Hyatt Hotels Corporation (NYSE:H) Q4 2022 Earnings Call Transcript

So the World of Hyatt production for ALG properties is on a great ascendancy and we’re just getting going. So enhancing that and actually leaning into that further will allow us to improve distribution mix and lower distribution costs. So I’m just giving you some color on kind of where we stand on that integration process. Dream is brand new to us. We brought over a significant measure of resources, meaning people and capabilities, they have an extraordinary team, especially in food and beverage planning and programming and nightlife and entertainment. And those are areas that we have existing — well, we don’t have any resources in the entertainment and nightlife piece, they do, and we’re bringing that in. And that’s really an investment in the total lifestyle portfolio that we’ve got, which, as you know, is big and growing.

But we believe that all of that integration work will be done this year. So we feel really good about where we stand on the integration front. We don’t feel like we are dragged down by further integration efforts that are going to really consume a lot of our time and mind share. So we will continue to look for platforms. The key stream that we use is, first, does it fit in with respect to our overall strategy and our portfolio. Second — and Dream does perfectly for the reasons that we cited. Secondly, does it actually enhance — strategically enhance the network effect. So if you look at Lindner, one of the key drivers of that deal was that we were adding significant representation in Germany, Germany is the number one feeder market into the Balearic Islands and the two feeder market into the Canary Islands.

So we’re actually creating a much bigger guest base to help actually create powerful network effect for all of our resorts that we brought on to ALG, that’s an example of the network effect that we think is really important. And third, in every single case, the platforms that we acquired had growth, embedded growth. In all cases, we’ve actually enhanced that relative to our original underwriting, which is why we’ve got a lot of momentum in those areas.

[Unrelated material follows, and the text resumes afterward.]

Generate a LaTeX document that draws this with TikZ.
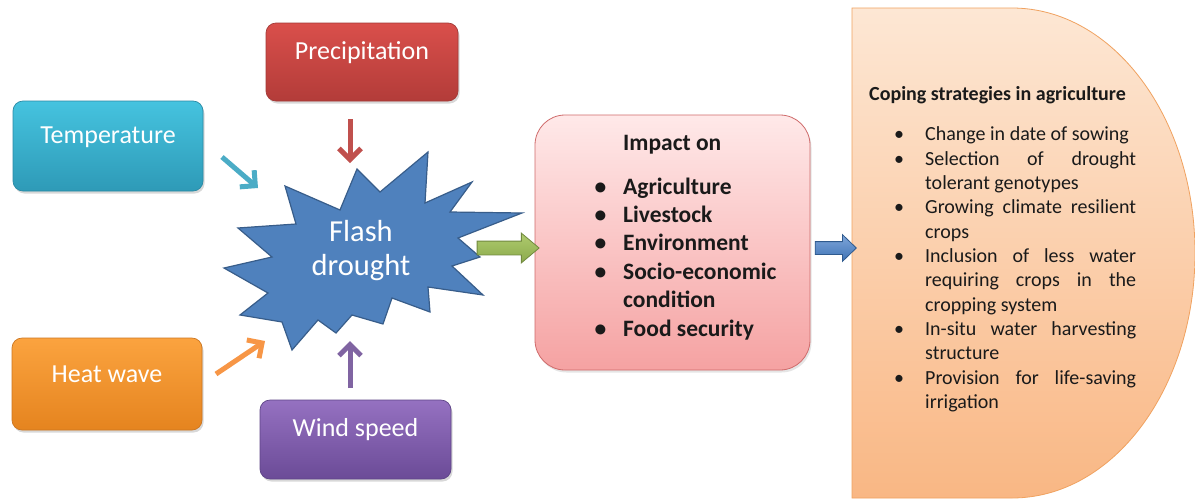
\documentclass[tikz,border=0pt]{standalone}
\usepackage{fontspec}
\setmainfont{Carlito}
\usetikzlibrary{arrows.meta,shapes.arrows,shadows}
\setlength{\parindent}{0pt}
\tolerance=9999
\hbadness=10000

% palette
\definecolor{precipTop}{HTML}{D94F4B}
\definecolor{precipBot}{HTML}{B33C39}
\definecolor{precipLine}{HTML}{A33A37}
\definecolor{tempTop}{HTML}{45C3DF}
\definecolor{tempBot}{HTML}{2E9AB7}
\definecolor{tempLine}{HTML}{2A8AA5}
\definecolor{heatTop}{HTML}{FBA33F}
\definecolor{heatBot}{HTML}{E5841F}
\definecolor{heatLine}{HTML}{CC7620}
\definecolor{windTop}{HTML}{9571C1}
\definecolor{windBot}{HTML}{6B4B97}
\definecolor{windLine}{HTML}{5E4487}
\definecolor{starFill}{HTML}{4F81BD}
\definecolor{starLine}{HTML}{385D8A}
\definecolor{impactTop}{HTML}{FFE9E9}
\definecolor{impactBot}{HTML}{F5A2A2}
\definecolor{impactLine}{HTML}{CF6B6B}
\definecolor{copingTop}{HTML}{FDE7D4}
\definecolor{copingBot}{HTML}{F9B784}
\definecolor{copingLine}{HTML}{F0A260}
\definecolor{arrRed}{HTML}{C0504D}
\definecolor{arrCyan}{HTML}{4BACC6}
\definecolor{arrOrange}{HTML}{F79646}
\definecolor{arrPurple}{HTML}{8064A2}
\definecolor{greenTop}{HTML}{AFCB6E}
\definecolor{greenBot}{HTML}{8BAA4C}
\definecolor{greenLine}{HTML}{71893F}
\definecolor{blueTop}{HTML}{7FA6DA}
\definecolor{blueBot}{HTML}{3F73B5}
\definecolor{blueLine}{HTML}{2F5A8E}
\definecolor{bodyText}{HTML}{1A1A1A}

\newcommand\impactbullet{\leavevmode\llap{\textbullet\hspace{17pt}}}
\newcommand\copingbullet{\leavevmode\llap{\textbullet\hspace{21pt}}}

\tikzset{
  causebox/.style={rectangle, rounded corners=10pt, inner sep=0pt,
    line width=0.7pt, text=white, font=\fontsize{26}{30}\selectfont,
    drop shadow={opacity=0.3, shadow xshift=1.5pt, shadow yshift=-2.5pt}},
  feed/.style={line width=5pt, -{Straight Barb[length=11pt,width=22pt]}},
  blockarrow/.style={single arrow, inner xsep=0pt, line width=0.8pt,
    single arrow head indent=0pt, shape border rotate=0}
}

\begin{document}
\begin{tikzpicture}[x=1pt,y=-1pt]
\useasboundingbox[fill=white] (0,0) rectangle (1195,499);

% coping strategies panel (D-shaped)
\draw[draw=copingLine, line width=0.8pt, top color=copingTop, bottom color=copingBot]
  (852,8) -- (1012,8) arc[start angle=-90, end angle=90, x radius=183, y radius=245]
  -- (852,498) -- cycle;
\coordinate (copingW) at (852,248);

% impact box
\node[rectangle, rounded corners=30pt, minimum width=275pt, minimum height=255pt,
      draw=impactLine, line width=0.8pt, top color=impactTop, bottom color=impactBot,
      drop shadow={opacity=0.2, shadow xshift=1.5pt, shadow yshift=-2.5pt}]
  (impact) at (672.5,242.5) {};

% cause boxes
\node[causebox, minimum width=192pt, text height=36pt, text depth=42pt,
      draw=precipLine, top color=precipTop, bottom color=precipBot]
  (precip) at (362,62) {Precipitation};
\node[causebox, minimum width=190pt, text height=42pt, text depth=48pt,
      draw=tempLine, top color=tempTop, bottom color=tempBot]
  (temp) at (108,146) {Temperature};
\node[causebox, minimum width=190pt, text height=44pt, text depth=48pt,
      draw=heatLine, top color=heatTop, bottom color=heatBot]
  (heat) at (107,384) {Heat wave};
\node[causebox, minimum width=191pt, text height=36pt, text depth=43pt,
      draw=windLine, top color=windTop, bottom color=windBot]
  (wind) at (355.5,439.5) {Wind speed};

% flash drought burst
\draw[fill=starFill, draw=starLine, line width=1.2pt, line join=miter]
  (285,186) -- (340,210) -- (357,169) -- (380,192) -- (428,152) -- (425,203)
  -- (472,182) -- (450,212) -- (522,213) -- (458,238) -- (480,257) -- (452,266)
  -- (483,295) -- (428,287) -- (430,312) -- (392,298) -- (383,324) -- (352,315)
  -- (336,333) -- (318,320) -- (292,350) -- (282,322) -- (240,315) -- (268,293)
  -- (224,268) -- (272,257) -- (238,228) -- (296,224) -- cycle;
\node[anchor=base, align=center, text=white, inner sep=0pt,
      font=\fontsize{30.5}{33.3}\selectfont]
  (flash) at (361,275) {Flash\\drought};

% feeding arrows
\coordinate (precipTail) at (350,119);
\coordinate (precipTip)  at (350,163);
\coordinate (tempTail)   at (222,157);
\coordinate (tempTip)    at (258,188);
\coordinate (heatTail)   at (216,374);
\coordinate (heatTip)    at (265,341);
\coordinate (windTail)   at (350,388);
\coordinate (windTip)    at (350,341);
\draw[feed, arrRed]    (precipTail) -- (precipTip);
\draw[feed, arrCyan]   (tempTail)   -- (tempTip);
\draw[feed, arrOrange] (heatTail)   -- (heatTip);
\draw[feed, arrPurple] (windTail)   -- (windTip);

% block arrows
\node[blockarrow, minimum height=62pt, inner ysep=6.5pt,
      single arrow head extend=8pt, single arrow tip angle=80,
      draw=greenLine, top color=greenTop, bottom color=greenBot]
  (toimpact) at (504,248) {};
\node[blockarrow, minimum height=41pt, inner ysep=6pt,
      single arrow head extend=7pt, single arrow tip angle=88,
      draw=blueLine, top color=blueTop, bottom color=blueBot]
  (tocoping) at (832.5,248) {};

% impact text
\node[anchor=base west, inner sep=0pt, text=bodyText,
      font=\bfseries\fontsize{23.5}{28.4}\selectfont]
  (impacthead) at (623,150) {Impact on};
\node[anchor=base west, inner sep=0pt, align=left, text=bodyText,
      font=\bfseries\fontsize{23.5}{28.4}\selectfont]
  (impactlist) at (623,336)
  {\impactbullet Agriculture\\
   \impactbullet Livestock\\
   \impactbullet Environment\\
   \impactbullet Socio-economic\\
   condition\\
   \impactbullet Food security};

% coping text
\node[anchor=base west, inner sep=0pt, text=bodyText,
      font=\bfseries\fontsize{20}{24.3}\selectfont]
  (copinghead) at (869,100.7) {Coping strategies in agriculture};
\node[anchor=base west, inner sep=0pt, text width=211pt, align=justify, text=bodyText,
      font=\fontsize{20}{24.33}\selectfont]
  (copinglist) at (925,140.7)
  {\copingbullet Change in date of sowing\par
   \copingbullet Selection of drought\linebreak tolerant genotypes\par
   \copingbullet Growing climate resilient\linebreak crops\par
   \copingbullet Inclusion of less water\linebreak requiring crops in the\linebreak cropping system\par
   \copingbullet In-situ water harvesting\linebreak structure\par
   \copingbullet Provision for life-saving\linebreak irrigation\par};
\end{tikzpicture}
\end{document}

So we will continue to look for those sorts of opportunities, but there are also portfolio deals that we will continue to work on, I would consider Lindner a portfolio deal, not a brand acquisition, and we will continue to focus on that. Our strategy, as you know, has been to focus on the high end customer and serve and operate at the high end of every segment that we serve.

And right now, we continue to focus on filling out our portfolio to be able to add a number of experiences and the critical mass that we have to that high end traveler. I’m a believer in never saying never about extension into other segments. But that has been our clear, very deliberate strategy over the last five years, which I feel like we’ve done — we’ve made tremendous progress against. So that’s where we stand at the moment.

Stephen Grambling: And maybe as a quick follow-up. The puts and takes that were outlined on the guidance seemed to get to, call it, a $1.2 billion EBITDA range, which would mean that you’re closer 2 turns of net debt-to-EBITDA versus peers more like 3 turns or above. Is that the right math and how are you thinking about the right leverage level in this rate environment and as you move asset light down the line?